Las sumas de ensamblajes, esculturas y policromías alcanzaron sobresalientes cantidades para las que se echó mano de las primicias, limosnas, rifas, donativos, así como de algún arbitrio municipal, en contadas ocasiones. Entre estas últimas, mencionaremos las sisas de trigo y carne o los arrendamientos de caza (Esperanza de Valtierra) o aguardiente (Santiago de Puente la Reina).
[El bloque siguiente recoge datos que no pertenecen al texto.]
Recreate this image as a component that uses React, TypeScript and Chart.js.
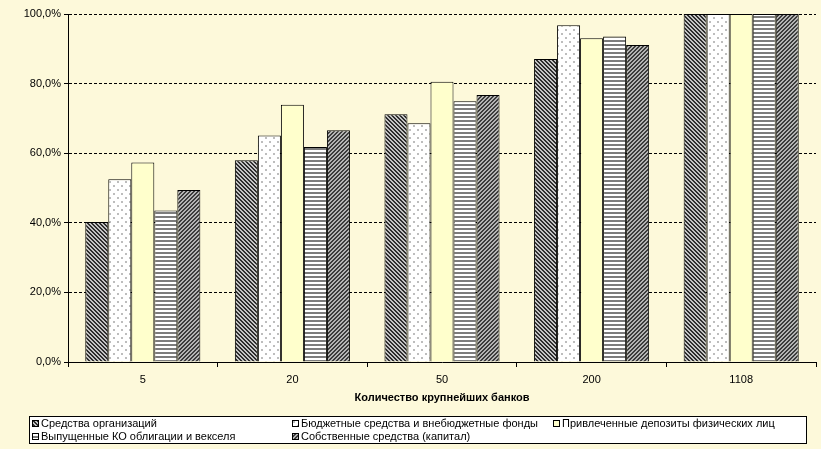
import { useEffect, useRef } from 'react';
import { Chart, registerables } from 'chart.js';

Chart.register(...registerables);

const categories = ['5', '20', '50', '200', '1108'];
const seriesNames = [
  'Средства организаций',
  'Бюджетные средства и внебюджетные фонды',
  'Привлеченные депозиты физических лиц',
  'Выпущенные КО облигации и векселя',
  'Собственные средства (капитал)',
];
const orgFunds = [40.2, 58.0, 71.2, 87.1, 100];
const budgetFunds = [52.5, 65.1, 68.6, 96.8, 100];
const deposits = [57.3, 73.9, 80.5, 93.0, 100];
const bonds = [43.5, 61.8, 74.9, 93.5, 100];
const equity = [49.4, 66.6, 76.7, 91.1, 100];
const yTicks = [0, 20, 40, 60, 80, 100];
const axisTitle = 'Количество крупнейших банков';

const BG = '#FDF9DA';
const FONT = '"Liberation Sans", Arial, sans-serif';

// small tiles for the Excel-like hatch fills
function makeTile(size: number, paint: (x: number, y: number) => string | null, base: string) {
  const c = document.createElement('canvas');
  c.width = size;
  c.height = size;
  const g = c.getContext('2d')!;
  g.fillStyle = base;
  g.fillRect(0, 0, size, size);
  for (let y = 0; y < size; y++) {
    for (let x = 0; x < size; x++) {
      const col = paint(x, y);
      if (col) {
        g.fillStyle = col;
        g.fillRect(x, y, 1, 1);
      }
    }
  }
  return g.createPattern(c, 'repeat')!;
}

function makeFills() {
  const back = makeTile(4, (x, y) => (((x - y + 8) % 4) < 2 ? '#2e2e2e' : null), '#c4c4c4');
  const dots = makeTile(
    8,
    (x, y) => ((x >= 1 && x <= 2 && y >= 1 && y <= 2) || (x >= 5 && x <= 6 && y >= 5 && y <= 6) ? '#bdbdbd' : null),
    '#ffffff'
  );
  const horiz = makeTile(4, (_x, y) => (y < 2 ? '#7c7c7c' : null), '#ffffff');
  const fwd = makeTile(4, (x, y) => (((x + y) % 4) < 2 ? '#3c3c3c' : null), '#b4b4b4');
  return [back, dots, '#FFFFCC', horiz, fwd] as (string | CanvasPattern)[];
}

export default function App() {
  const canvasRef = useRef<HTMLCanvasElement>(null);
  const chartRef = useRef<Chart | null>(null);

  useEffect(() => {
    document.body.style.margin = '0';
    document.body.style.background = BG;
    if (!canvasRef.current) return;
    if (chartRef.current) chartRef.current.destroy();

    const fills = makeFills();
    const values = [orgFunds, budgetFunds, deposits, bonds, equity];

    const extras = {
      id: 'extras',
      afterDraw(chart: Chart) {
        const { ctx, chartArea } = chart;
        ctx.save();
        // axis title
        ctx.fillStyle = '#000';
        ctx.font = `bold 11px ${FONT}`;
        ctx.textAlign = 'center';
        ctx.textBaseline = 'middle';
        ctx.fillText(axisTitle, (chartArea.left + chartArea.right) / 2, 398);

        // legend box
        ctx.fillStyle = '#ffffff';
        ctx.fillRect(29.5, 416.5, 777, 27);
        ctx.strokeStyle = '#000';
        ctx.lineWidth = 1;
        ctx.strokeRect(29.5, 416.5, 777, 27);

        const cols = [32, 292, 553];
        const rows = [423.5, 436.5];
        ctx.font = `11px ${FONT}`;
        ctx.textAlign = 'left';
        seriesNames.forEach((name, i) => {
          const x = cols[i % 3];
          const y = rows[Math.floor(i / 3)];
          ctx.fillStyle = fills[i];
          ctx.fillRect(x, y - 3.5, 7, 7);
          ctx.strokeRect(x + 0.5, y - 3, 6, 6);
          ctx.fillStyle = '#000';
          ctx.fillText(name, x + 9, y + 0.5);
        });
        ctx.restore();
      },
    };

    chartRef.current = new Chart(canvasRef.current, {
      type: 'bar',
      data: {
        labels: categories,
        datasets: values.map((data, i) => ({
          label: seriesNames[i],
          data,
          backgroundColor: fills[i],
          borderColor: '#000',
          borderWidth: 1,
          barPercentage: 1,
          categoryPercentage: 5 / 6.5,
        })),
      },
      options: {
        animation: false,
        responsive: false,
        maintainAspectRatio: false,
        layout: { padding: { left: 0, top: 14, right: 5, bottom: 44 } },
        plugins: {
          legend: { display: false },
          tooltip: { enabled: false },
        },
        scales: {
          x: {
            grid: {
              offset: true,
              drawOnChartArea: false,
              drawTicks: true,
              tickLength: 5,
              color: '#000',
            },
            border: { color: '#000', width: 1 },
            ticks: { color: '#000', font: { family: FONT, size: 11 }, padding: 6 },
            afterFit: (scale: any) => {
              scale.height = 43;
            },
          },
          y: {
            min: 0,
            max: 100,
            afterBuildTicks: (scale: any) => {
              scale.ticks = yTicks.map((v) => ({ value: v }));
            },
            grid: {
              color: '#000',
              lineWidth: 1,
              tickLength: 4,
              tickBorderDash: [],
            },
            border: { color: '#000', width: 1, dash: [3, 2] },
            ticks: {
              color: '#000',
              font: { family: FONT, size: 11 },
              padding: 3,
              callback: (v: any) => Number(v).toFixed(1).replace('.', ',') + '%',
            },
            afterFit: (scale: any) => {
              scale.width = 68;
            },
          },
        },
      },
      plugins: [extras],
    });

    return () => {
      if (chartRef.current) chartRef.current.destroy();
      chartRef.current = null;
    };
  }, []);

  return (
    <div style={{ width: 821, height: 449, background: BG }}>
      <canvas ref={canvasRef} width={821} height={449} />
    </div>
  );
}
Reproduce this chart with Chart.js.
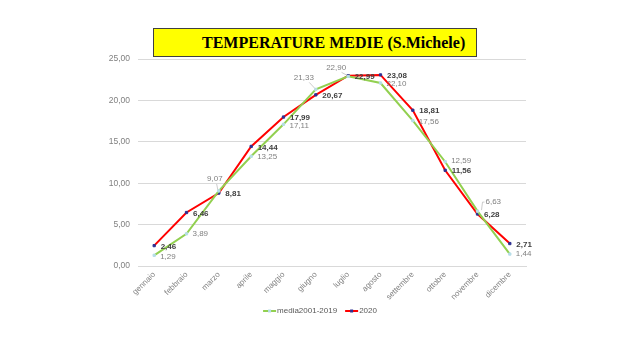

En cualquier caso y en lo referente al dorado, conviene tener en cuenta lo que el profesor Echeverría Goñi advierte respecto al precio del mismo, “dependiendo del tamaño de la estructura, la categoría del pintor, la calidad del pan de oro, la existencia o no de labores estofadas y punta de pincel, el número de operarios”. Los contratos dejan buena cuenta de todo ello. Las Comendadoras de Puente la Reina, al contratar el dorado de su retablo mayor en 1759, hicieron constar que los 80.000 panes de oro necesarios se traerían de Madrid, para no desmerecer del oro empleado en el mayor de la parroquia de Santiago de la misma localidad. Las Agustinas Recoletas de Pamplona exigieron a Francisco de Aguirre, en 1709, “dar al dicho retablo las manos que fueren necesarias de bol, el cual ha de ser de Llanes y Arnedillo, mezclando los dos, según buena regla para que salga el oro de buen color, pues según la experiencia no saldrá así si dicho bol se gastare separado el uno del otro a solas”.